There’s a moment when a system that looks simple on the surface starts revealing its real weight underneath. Pixels’ new animal system feels exactly like that kind of shift. At first glance, it’s easy to dismiss it as just another “cute update”—new creatures, softer visuals, a more cozy loop. But if you spend enough time inside it, especially from a trader’s mindset, the structure underneath starts to look less like decoration and more like infrastructure.
Pixels has always been built around slow progression plant, harvest, craft, repeat. That core loop hasn’t changed. What has changed is how much of that loop now flows through animals. Previously, animals felt optional, almost decorative. Now they sit directly inside the production chain, tied to crafting, resource generation, and time efficiency in a way that’s hard to ignore. Pixels was already leaning toward habit-based gameplay, but this update pushes it further into systems thinking.
The biggest difference is that animals are no longer passive assets. Feeding is no longer a background action it’s a requirement tied to output. Gathering isn’t automatic it’s conditional. Breeding adds a time-based layer that feels closer to yield optimization than casual play. According to recent update breakdowns, the system now includes structured loops around feeding, resource drops, and offspring incubation, all of which connect back into crafting and progression.
That shift matters more than it seems. When a game ties output to maintenance cycles, it starts introducing something traders understand well: operational discipline. You’re no longer just playing when you feel like it-you’re managing timing, inputs, and efficiency. Miss a cycle, and you lose potential output. Optimize correctly, and your yield improves. It’s subtle, but it changes behavior.
The addition of new animal types reinforces this. Different animals now serve different roles in the in-game economy, which creates early forms of specialization. Instead of doing everything, players begin to lean toward certain production paths. Cows, chickens, pigs, and more exotic additions like dragons aren’t just cosmetic-they’re nodes in a broader resource network. This starts to resemble portfolio allocation more than gameplay. You’re choosing where to focus your limited time and energy.

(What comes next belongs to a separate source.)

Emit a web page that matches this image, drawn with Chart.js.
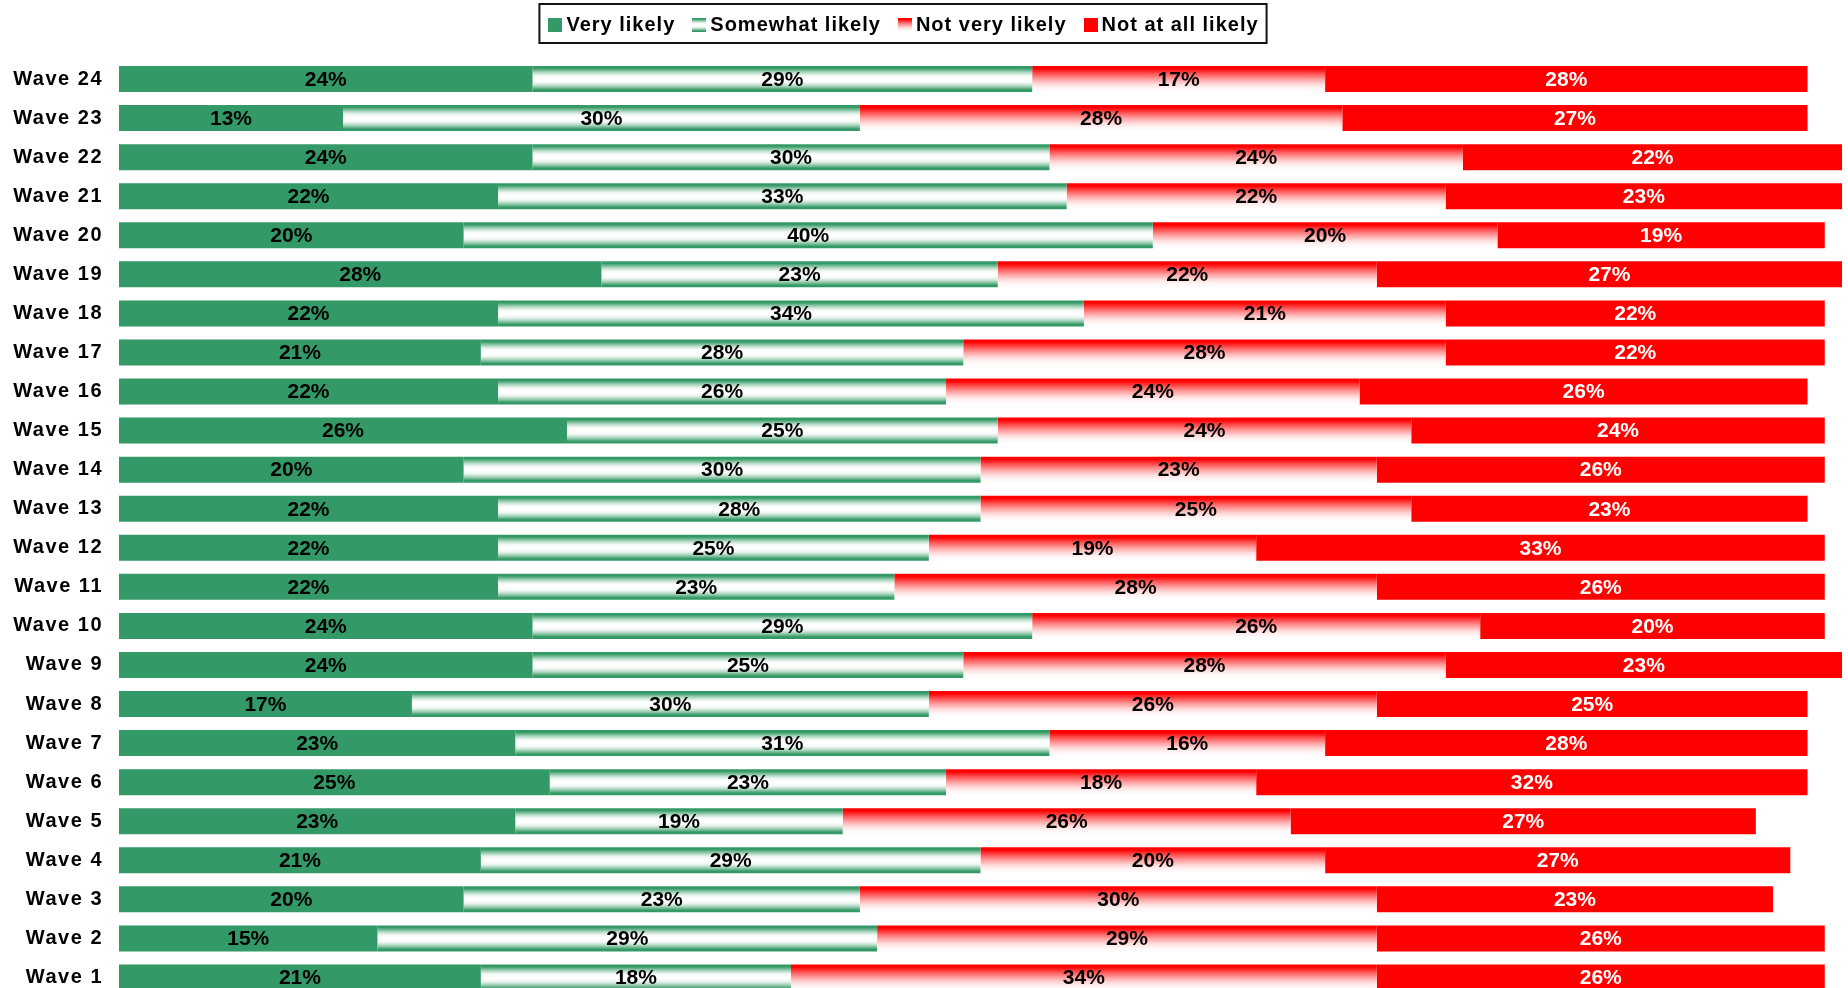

And energy, in Pixels, has always been the real constraint. Almost every meaningful action consumes it, from farming to crafting. The animal system doesn’t replace that it compounds it. Now you’re allocating energy not just across crops, but across animals, feed production, and downstream crafting. The decision tree gets deeper. That’s where the hidden depth starts to show.
Then there’s the feeding loop itself, which is more complex than it looks. Feed isn’t just something you buy it’s something you produce, often with its own dependencies. Some animals require processed inputs, which introduces multi-step production chains. That means more time, more planning, and more coordination between systems. It’s not just “care for your animal”—it’s “build a system that sustains your animal efficiently.”

This is where the update quietly connects to the new industry addition: the Alchemic Forge. On paper, it’s just another crafting station. In practice, it’s a signal of where the game is heading. The Forge allows players to create higher-tier tools and specialized items that improve efficiency across multiple activities. That includes reducing action time, increasing yields, and optimizing resource flow.
If you think about that, the Forge acts like leverage. It doesn’t create value on its own it amplifies the value of everything else you’re doing. Better tools mean faster cycles. Faster cycles mean more output.
This is also a big part of why the update is trending. It’s not just new content it’s deeper interconnection. The animal system, crafting updates, and Forge industry all feed into each other. Players aren’t reacting to a single feature they’re reacting to a system that feels more complete. And in Web3 gaming, completeness is rare.
There’s also been visible progress in how Pixels structures its updates. Instead of isolated features, recent changes feel layered. Animal Care didn’t arrive alone it came with new quests, adjusted recipes, and economic tweaks designed to guide players through the system. That kind of rollout suggests a clearer long-term design direction. Not everything is fully optimized yet, but the intent is becoming easier to read.
I thought, the interesting part isn’t the animals themselves. It’s what they represent. Pixels is slowly shifting from a game you check into, to a system you manage. The more systems they connect animals, crafting, tools, energy the more the game starts to resemble a lightweight economy rather than a casual simulator.
And that comes with trade-offs. More depth means more friction. New players may find it harder to understand where to start. Casual players might feel pushed into routines they didn’t sign up for. When every system is interconnected, inefficiency becomes more punishing. That can improve retention for some, but it can also create drop-off for others.
Still, from a market perspective, this is the kind of evolution that tends to matter. Games that survive in the long run usually find ways to turn simple loops into layered systems without breaking accessibility. Pixels isn’t fully there yet, but the direction is clearer than it was a few months ago.
The animal system, despite its cute presentation, is doing something quite serious. It quietly pushes you to think a bit differently-less like you’re just playing a game, and more like you’re managing something. And once that mindset clicks, the game stops feeling like a farm and starts feeling like a process.
That’s the hidden depth. Not in the animals themselves, but in how they quietly reshape the way you play.